Any Beatles fan knew that the band would be doing something a little bit abnormal once they made the studio their new home. They had spent the last few years making songs that didn’t always translate live, and while they tried their best, deciding not to test the boundaries of the live stage with ‘Tomorrow Never Knows’ was probably a smart choice. Most people knew to expect the unexpected, but ‘I Am the Walrus’ was the swan dive off the edge that the band never returned from.
After the acid-soaked experiment on Sgt Pepper, John Lennon turned in the kind of song ripped straight out of Alice in Wonderland. From the strange looping chord sequence to the nonsense lyrics, the song packs in some of the most obscure ideas anyone had ever thought of, whether that’s the looping chord sequence or having the radio randomly play Shakespeare midway through the song. Anyone would have been delirious after going through this song in one sitting, but listening through again, rarely has a song with this many weird quirks behind it had so much swagger to it as well.
‘Gold Dust Woman’ – Fleetwood Mac

Most people involved with Rumours would have gladly wanted to wipe their hands of the entire project once they were done. Fleetwood Mac were holding themselves together purely on the strength of the music half the time, and while it did make for some great singles, it wasn’t going to be easy to listen to a song like ‘Go Your Own Way’ if you were on the receiving end of the message. But whereas Stevie Nicks took the dignified approach when talking about her problems, ‘Gold Dust Woman’ felt like capturing a ghost on tape when she walked out onto the studio floor.
The tune is already one of the darkest on the record, but hearing her talk about the effects that the drugs were having on the band was like being in someone’s head as they go through their first high.

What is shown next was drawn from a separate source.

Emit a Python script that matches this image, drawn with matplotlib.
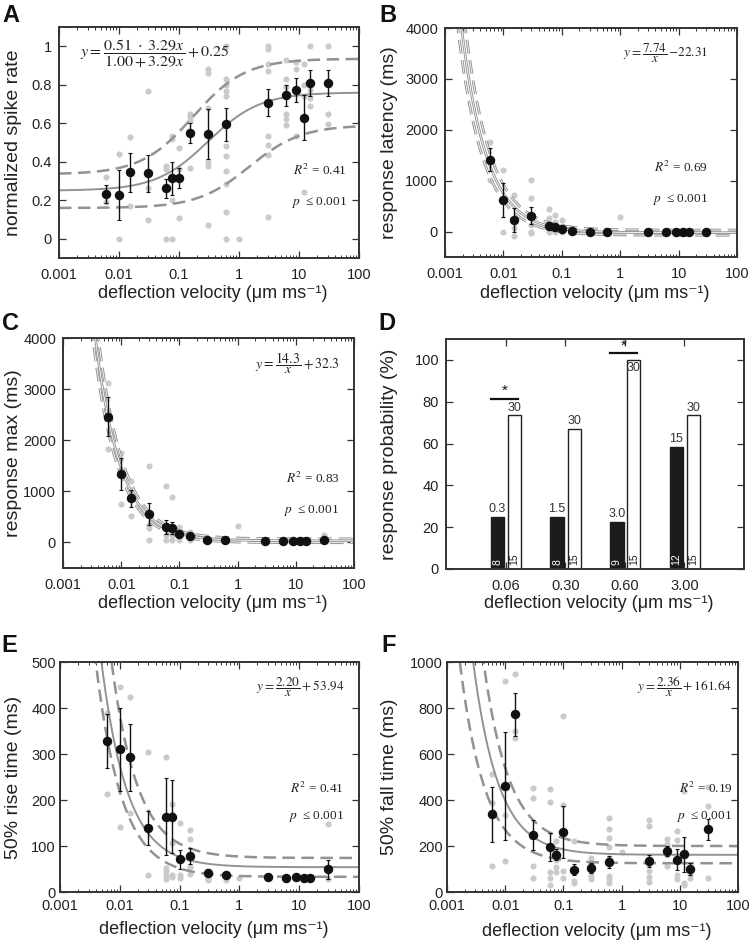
import numpy as np
import matplotlib
matplotlib.use("Agg")
import matplotlib.pyplot as plt
from matplotlib.ticker import FixedLocator, LogLocator, NullFormatter, FuncFormatter

plt.rcParams["font.family"] = ["Liberation Sans", "DejaVu Sans"]
plt.rcParams["mathtext.fontset"] = "stix"

# ---- data ----
vel = [0.006, 0.01, 0.015, 0.03, 0.06, 0.075, 0.1, 0.15, 0.3, 0.6, 3, 6, 9, 12, 15, 30]

# A: normalized spike rate
A_mean = [0.234, 0.227, 0.345, 0.34, 0.262, 0.314, 0.318, 0.549, 0.545, 0.594,
          0.707, 0.745, 0.771, 0.628, 0.811, 0.809]
A_err = [0.046, 0.13, 0.10, 0.095, 0.05, 0.087, 0.052, 0.05, 0.13, 0.085,
         0.071, 0.055, 0.062, 0.117, 0.068, 0.068]
A_gray = {0.006: [0.32, 0.19], 0.01: [0.44, 0.0], 0.015: [0.53, 0.17],
          0.03: [0.77, 0.265, 0.095], 0.06: [0.38, 0.36, 0.0],
          0.075: [0.535, 0.52, 0.2, 0.0], 0.1: [0.47, 0.36, 0.11],
          0.15: [0.65, 0.63, 0.61, 0.365], 0.3: [0.88, 0.86, 0.68, 0.40, 0.38, 0.07],
          0.6: [1.0, 0.83, 0.80, 0.77, 0.74, 0.48, 0.43, 0.35, 0.285, 0.14, 0.0],
          1: [0.0], 3: [1.0, 0.985, 0.91, 0.87, 0.535, 0.485, 0.435, 0.115],
          6: [0.93, 0.83, 0.79, 0.65, 0.62, 0.59], 9: [0.92, 0.88, 0.535],
          12: [0.91, 0.80, 0.74, 0.245], 15: [1.0, 0.775, 0.73, 0.69],
          30: [1.0, 0.65, 0.595]}
A_fit = [0.51, 3.29, 0.25]        # amp, k, base
A_hi = [0.60, 5.8, 0.335]
A_lo = [0.43, 0.67, 0.16]

# B: response latency
B_mean = [1412, 618, 228, 312, 110, 91, 52, 13, -5, -5, -15, -15, -15, -15, -15, -15]
B_err = [230, 340, 230, 170, 80, 50, 40, 15, 10, 10, 5, 5, 5, 5, 5, 10]
B_gray = {0.006: [1757, 1008], 0.01: [1200, 0], 0.015: [715, 65, -78],
          0.03: [1008, 650, 130, 0, -30], 0.06: [440, 260, 0], 0.075: [325, 195, 0],
          0.1: [228, 100, 0], 0.15: [65, 0], 0.3: [30], 1: [293]}
B_fit = [7.74, -22.31]
B_hi = [8.9, 28]
B_lo = [6.75, -72]

# C: response max
C_mean = [2460, 1338, 868, 561, 300, 280, 163, 117, 52, 40, 26, 20, 20, 20, 20, 40]
C_err = [385, 315, 165, 215, 140, 120, 50, 40, 20, 15, 10, 10, 10, 10, 10, 30]
C_gray = {0.006: [3120, 1830], 0.01: [1750, 750], 0.015: [1195, 510],
          0.03: [1500, 345, 280, 40], 0.06: [1095, 150, 52], 0.075: [880, 150, 52],
          0.1: [300, 240, 150, 52], 0.15: [200, 120, 52], 1: [325], 30: [150]}
C_fit = [14.3, 32.3]
C_hi = [15.9, 70]
C_lo = [13.0, -5]

# D: response probability
D_cats = ["0.06", "0.30", "0.60", "3.00"]
D_black = [25, 25, 22.5, 58.5]
D_white = [73.5, 67, 100, 73.5]
D_black_top = ["0.3", "1.5", "3.0", "15"]
D_white_top = ["30", "30", "30", "30"]
D_black_n = ["8", "8", "9", "12"]
D_white_n = ["15", "15", "15", "15"]
D_sig = [(0, 81.5), (2, 103.2)]

# E: 50% rise time
E_mean = [328, 310, 293, 140, 164, 164, 71, 78, 42, 36, 33, 30, 33, 30, 30, 49]
E_err = [58, 90, 73, 37, 83, 80, 20, 17, 7, 5, 3, 3, 3, 3, 3, 20]
E_gray = {0.006: [389, 214], 0.01: [446, 141], 0.015: [424, 172], 0.03: [304, 36],
          0.06: [293, 52, 46, 36, 29], 0.075: [192, 170, 107, 36, 32],
          0.1: [149, 36, 31], 0.15: [134, 115, 54, 40], 0.3: [31, 26],
          0.6: [40, 26], 1: [31], 30: [147, 29]}
E_fit = [2.20, 53.94]
E_hi = [3.1, 74]
E_lo = [1.85, 33]

# F: 50% fall time
F_mean = [338, 462, 772, 249, 196, 162, 261, 97, 104, 130, 135, 178, 141, 164, 101, 272]
F_err = [120, 235, 93, 65, 60, 25, 115, 25, 20, 25, 25, 20, 45, 75, 25, 45]
F_gray = {0.006: [514, 387, 113], 0.01: [916, 335, 135], 0.015: [948, 700, 668],
          0.03: [452, 408, 112, 62], 0.06: [450, 390, 88, 60, 30],
          0.075: [220, 180, 140, 110, 85], 0.1: [765, 380, 90, 60],
          0.15: [220, 50, 40], 0.3: [150, 120, 90, 70, 55],
          0.6: [320, 275, 235, 195, 150, 70, 55, 40], 1: [175],
          3: [315, 285, 120, 90, 65, 45], 6: [230, 210, 160, 115],
          9: [265, 225, 75, 55], 12: [440, 40, 30], 15: [60, 80], 30: [375, 455, 60]}
F_fit = [2.36, 161.64]
F_hi = [3.4, 200]
F_lo = [1.45, 125]

# ---- drawing ----
W, H = 749, 941
fig = plt.figure(figsize=(W / 100, H / 100), dpi=100)

FRAME = "#333333"
TXT = "#222222"
CURVE = "#929292"
GRAY = "#cacaca"
SERIF = ["Liberation Serif", "DejaVu Serif"]

xs = np.logspace(-3, 2, 600)


def hyper(p):
    return p[0] / xs + p[1]


def sat(p):
    return p[2] + p[0] * p[1] * xs / (1 + p[1] * xs)


def px_axes(l, t, r, b):
    return fig.add_axes([l / W, 1 - b / H, (r - l) / W, (b - t) / H])


def style(ax, padx=7, pady=4):
    for s in ax.spines.values():
        s.set_linewidth(1.4)
        s.set_color(FRAME)
    ax.tick_params(which="both", direction="in", top=True, right=True,
                   colors=FRAME, labelcolor=TXT, labelsize=10.5)
    ax.tick_params(which="major", length=5, width=0.9)
    ax.tick_params(which="minor", length=2.5, width=0.7)
    ax.tick_params(axis="x", pad=padx)
    ax.tick_params(axis="y", pad=pady)


def logx(ax):
    ax.set_xscale("log")
    ax.set_xlim(1e-3, 100)
    ax.xaxis.set_major_locator(FixedLocator([1e-3, 1e-2, 1e-1, 1, 10, 100]))
    ax.xaxis.set_major_formatter(FuncFormatter(lambda v, p: f"{v:g}"))
    ax.xaxis.set_minor_locator(LogLocator(base=10, subs=np.arange(2, 10)))
    ax.xaxis.set_minor_formatter(NullFormatter())


def scatter_panel(ax, gray, mean, err, ymin, ymax, yticks, fit, hi, lo, kind, double=False):
    for v, vals in gray.items():
        ax.plot([v] * len(vals), vals, "o", color=GRAY, ms=4.4, mec="none", zorder=1)
    f = sat if kind == "sat" else hyper
    for p, ls in [(hi, "--"), (lo, "--"), (fit, "-")]:
        y = f(p)
        if ls == "--":
            if double:
                ax.plot(xs, y, ls, color=CURVE, lw=2.0, dashes=(5, 2.4), zorder=2)
                ax.plot(xs, y, ls, color="white", lw=0.6,
                        dashes=(5 * 2.0 / 0.6, 2.4 * 2.0 / 0.6), zorder=2.1)
            else:
                ax.plot(xs, y, ls, color=CURVE, lw=1.8, dashes=(5, 2.6), zorder=2)
        else:
            if double:
                ax.plot(xs, y, ls, color=CURVE, lw=1.9, zorder=2)
                ax.plot(xs, y, ls, color="white", lw=0.6, zorder=2.1)
            else:
                ax.plot(xs, y, ls, color=CURVE, lw=1.4, zorder=2)
    ax.errorbar(vel, mean, yerr=err, fmt="o", color="#111111", ms=5.8,
                elinewidth=1.0, capsize=1.3, capthick=0.8, zorder=3)
    logx(ax)
    ax.set_ylim(ymin, ymax)
    ax.yaxis.set_major_locator(FixedLocator(yticks))
    ax.yaxis.set_major_formatter(FuncFormatter(lambda v, p: f"{v:g}"))


def stats(ax, xr, y_eq, y_r, y_p, eq, r2, eq_size=9.5):
    if eq is not None:
        ax.text(xr, y_eq, eq, transform=ax.transAxes, ha="right", va="center",
                fontsize=eq_size, color=TXT)
    ax.text(xr, y_r, "$R^2$ = " + r2, transform=ax.transAxes, ha="right",
            va="center", fontsize=9.5, color=TXT, family=SERIF)
    ax.text(xr, y_p, "$p$  \u2264 0.001", transform=ax.transAxes, ha="right",
            va="center", fontsize=9.5, color=TXT, family=SERIF)


def labels(ax, letter, lx, ly, ylabel, ylab_x, xlab_y):
    fig.text(lx / W, 1 - ly / H, letter, fontsize=17, fontweight="bold",
             ha="left", va="center", color="#111111")
    bb = ax.get_position()
    fig.text(ylab_x / W, (bb.y0 + bb.y1) / 2, ylabel, rotation=90, ha="center",
             va="center", fontsize=14, color=TXT)
    fig.text((bb.x0 + bb.x1) / 2 + 4 / W, 1 - xlab_y / H,
             "deflection velocity (\u03bcm ms\u207b\u00b9)", ha="center",
             va="center", fontsize=13, color=TXT)


# A
axA = px_axes(59, 27, 359, 258)
scatter_panel(axA, A_gray, A_mean, A_err, -0.1, 1.1, [0, 0.2, 0.4, 0.6, 0.8, 1],
              A_fit, A_hi, A_lo, "sat")
style(axA, padx=7, pady=5)
axA.text(0.07, 0.885, r"$y=\dfrac{0.51\ \cdot\ 3.29x}{1.00+3.29x}+0.25$",
         transform=axA.transAxes, ha="left", va="center", fontsize=11.5, color=TXT)
stats(axA, 0.96, None, 0.38, 0.24, None, "0.41")
labels(axA, "A", 2, 15, "normalized spike rate", 14, 293)

# B
axB = px_axes(445, 28, 737, 257)
scatter_panel(axB, B_gray, B_mean, B_err, -500, 4000, [0, 1000, 2000, 3000, 4000],
              B_fit, B_hi, B_lo, "hyper", double=True)
style(axB, padx=7, pady=5)
stats(axB, 0.90, 0.89, 0.39, 0.25, r"$y=\dfrac{7.74}{x}\,\mathrm{-22.31}$", "0.69", 9.5)
labels(axB, "B", 379, 15, "response latency (ms)", 389, 293)

# C
axC = px_axes(63, 338, 354, 568)
scatter_panel(axC, C_gray, C_mean, C_err, -500, 4000, [0, 1000, 2000, 3000, 4000],
              C_fit, C_hi, C_lo, "hyper", double=True)
style(axC, padx=7, pady=5)
stats(axC, 0.95, 0.89, 0.39, 0.25, r"$y=\dfrac{14.3}{x}+32.3$", "0.83", 10)
labels(axC, "C", 2, 323, "response max (ms)", 14, 603)

# D
axD = px_axes(446, 339, 744, 569)
pos = np.arange(1, len(D_cats) + 1)
axD.bar(pos - 0.135, D_black, width=0.23, color="#1c1c1c", edgecolor="#1c1c1c", zorder=2)
axD.bar(pos + 0.152, D_white, width=0.22, color="white", edgecolor="#222222", lw=1.0, zorder=2)
for i in range(len(D_cats)):
    axD.text(pos[i] - 0.135, D_black[i] + 0.8, D_black_top[i], ha="center", va="bottom",
             fontsize=9, color="#333333")
    if D_white[i] + 8 > 110 - 8:
        axD.text(pos[i] + 0.152, D_white[i] - 0.8, D_white_top[i], ha="center", va="top",
                 fontsize=9, color="#333333")
    else:
        axD.text(pos[i] + 0.152, D_white[i] + 0.8, D_white_top[i], ha="center", va="bottom",
                 fontsize=9, color="#333333")
    axD.text(pos[i] - 0.135, 1.8, D_black_n[i], rotation=90, ha="center", va="bottom",
             fontsize=7.5, color="white", zorder=3)
    axD.text(pos[i] + 0.152, 1.8, D_white_n[i], rotation=90, ha="center", va="bottom",
             fontsize=7.5, color="#222222", zorder=3)
for i, h in D_sig:
    axD.plot([pos[i] - 0.25, pos[i] + 0.21], [h, h], color="#111111", lw=1.6)
    axD.text(pos[i] - 0.02, h + 0.2, "*", ha="center", va="bottom", fontsize=11,
             color="#111111")
axD.set_xlim(0, 5)
axD.set_ylim(0, 110)
axD.xaxis.set_major_locator(FixedLocator(pos))
axD.set_xticklabels(D_cats)
axD.yaxis.set_major_locator(FixedLocator([0, 20, 40, 60, 80, 100]))
style(axD, padx=7, pady=5)
labels(axD, "D", 378, 324, "response probability (%)", 389, 603)

# E
axE = px_axes(60, 662, 359, 892)
scatter_panel(axE, E_gray, E_mean, E_err, 0, 500, [0, 100, 200, 300, 400, 500],
              E_fit, E_hi, E_lo, "hyper")
style(axE, padx=5, pady=3)
stats(axE, 0.95, 0.89, 0.45, 0.33, r"$y=\dfrac{2.20}{x}+53.94$", "0.41")
labels(axE, "E", 1, 646, "50% rise time (ms)", 14, 930)

# F
axF = px_axes(447, 662, 738, 892)
scatter_panel(axF, F_gray, F_mean, F_err, 0, 1000, [0, 200, 400, 600, 800, 1000],
              F_fit, F_hi, F_lo, "hyper")
style(axF, padx=5, pady=3)
stats(axF, 0.98, 0.89, 0.45, 0.33, r"$y=\dfrac{2.36}{x}+161.64$", "0.19")
labels(axF, "F", 381, 646, "50% fall time (ms)", 389, 932)

fig.savefig("out.png", dpi=100)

Nicks was already harbouring a cold when working on the tune, but listening to her go for those final screams in the outro was when she truly went beyond the metrics of normal singing. This was the sound of Rhiannon’s voice being reborn before our very ears, and even if Nicks walked away as if nothing had happened, there was some spiritual entity at work on this tune.
‘Purple Haze’ – Jimi Hendrix

Everything about Jimi Hendrix didn’t seem like it came from this planet. There were pieces of his music steeped in everything from blues to rock and roll, but to watch him marry all of them together so seamlessly was like watching someone weave together the perfect musical work of art. But for all the beauty on display, Hendrix wasn’t one for subtlety when he blew out of the speakers with the first few notes of his debut single.
‘Purple Haze’ may become proverbial in the world of rock and roll guitar, but from the first tritone lick that kicks everything off, Hendrix was breaking down the door to people’s minds when he was playing. Outside of his fantastic lead playing and strange note choices during his solo, though, his voice was also half the reason why everything worked, sounding like some wise sage from long ago talking about the benefits of psychedelics. Hendrix had already talked about a girl who was putting a spell on him, but judging by what happened later, he took all of us through our fair share of trips.
‘Shine On You Crazy Diamond’ – Pink Floyd

It’s hard to gauge whether or not the members of Pink Floyd would take their inclusion here as a compliment or not. The whole point of their second iteration was to move outside the realm of space rock that they had been stuck in for years, but ‘Shine On You Crazy Diamond’ is a special exception. This was them paying tribute to their old days while also carving out a way for them to move forward, and in doing so, they made the kind of record that no other rock band could claim to touch.
The song was already meant as one big tribute to their former bandmate, Syd Barrett, but across both parts of this suite, the whole band sound like they are trying to communicate with him from the other side of consciousness. Everyone was already aware that they would never break through Barrett’s state of mind at the time, but considering the song was being completed when Barrett paid them a surprise visit, it didn’t seem like a coincidence. They had already made their peace with not being in a band with him anymore, but with those four magical guitar notes, they captured both the quirkiness of Barrett and the melancholy feeling of losing him in one go.